John Rawls sagte einmal, Demokratien führen keine Kriege gegen andere Demokratien. 1950 gab es 25 Demokratien weltweit, heute sind es mehr als 150. Wird Kants Vision vom „Ewigen Frieden“ wahr?

Viele der 150 Demokratien sind instabil. Und wir sind heute zusätzlich mit nichtstaatlichen Akteuren wie Al-Qaida konfrontiert. Daher brauchen wir einen neuen Internationalismus, einen, der sich auf Sicherheit konzentriert, der Massaker und Terror bekämpft, dem es um Gerechtigkeit geht.
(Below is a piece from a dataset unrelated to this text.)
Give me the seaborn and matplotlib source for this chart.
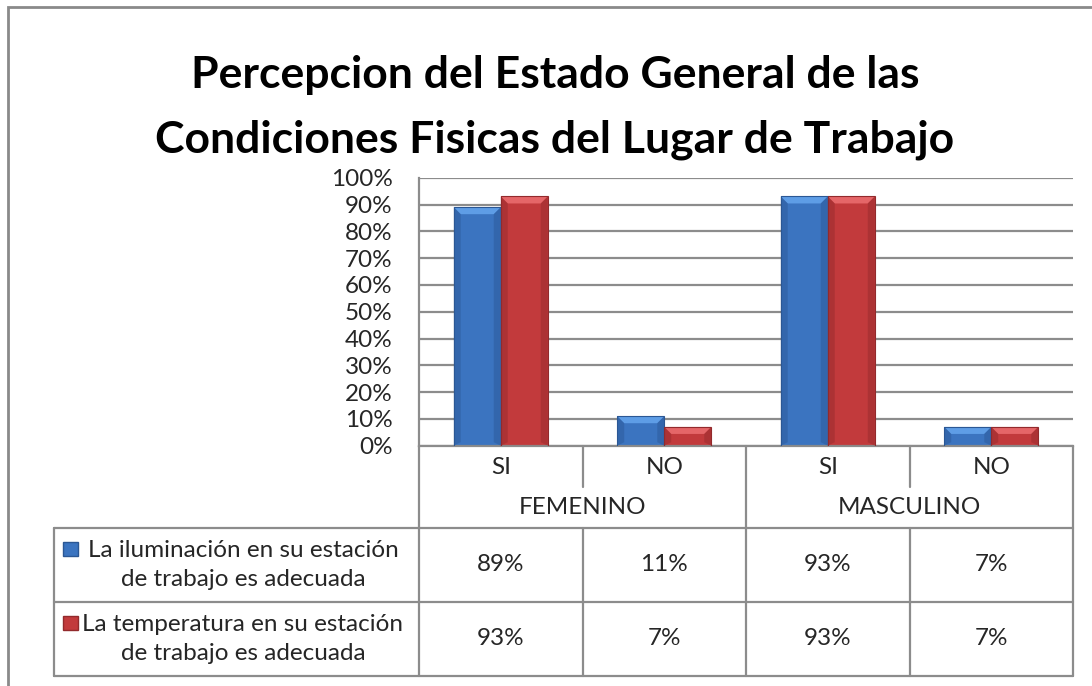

Angriffskriege anderer Staaten sind die kleinere Gefahr.

Wie sollte so ein Internationalismus aussehen?

Eine Allianz von Partnern, denen es um Demokratie geht, wäre ein Schritt in die richtige Richtung – das können Parteien sein, aber auch Bürgerrechts-, Umweltschutz- oder feministische Gruppen. Von unschätzbarem Wert wäre es, wenn der Weltwährungsfonds und die Welthandelsorganisation für eine gerechte Vermögensverteilung und die Öffnung der Märkte eintreten würden. Demokratische Staaten müssen zusammenarbeiten und bereit sein, Gewalt anzuwenden, wenn es für Sicherheit und Gerechtigkeit nötig ist – das scheint mir zentral. Wenn die Uno da mehr als die Summe aller Teile sein will, muss sie ein paar echte Erfolge aufweisen. Der Irak wäre eine Gelegenheit, vorausgesetzt die USA holen die Uno dazu und Europa ist bereit, über die Uno seinen Teil zu leisten. Meine Hoffnung wächst jedenfalls. Was Internationalismus betrifft: Da machen wir auf der Welt ja die ersten Kinderschritte. Wir lernen erst laufen.

Das Gespräch führte Caroline Fetscher. Michael Walzer ist einer der Organisatoren einer Tagung über Terror, internationales Recht und Demokratie, die heute im Einstein Forum beginnt.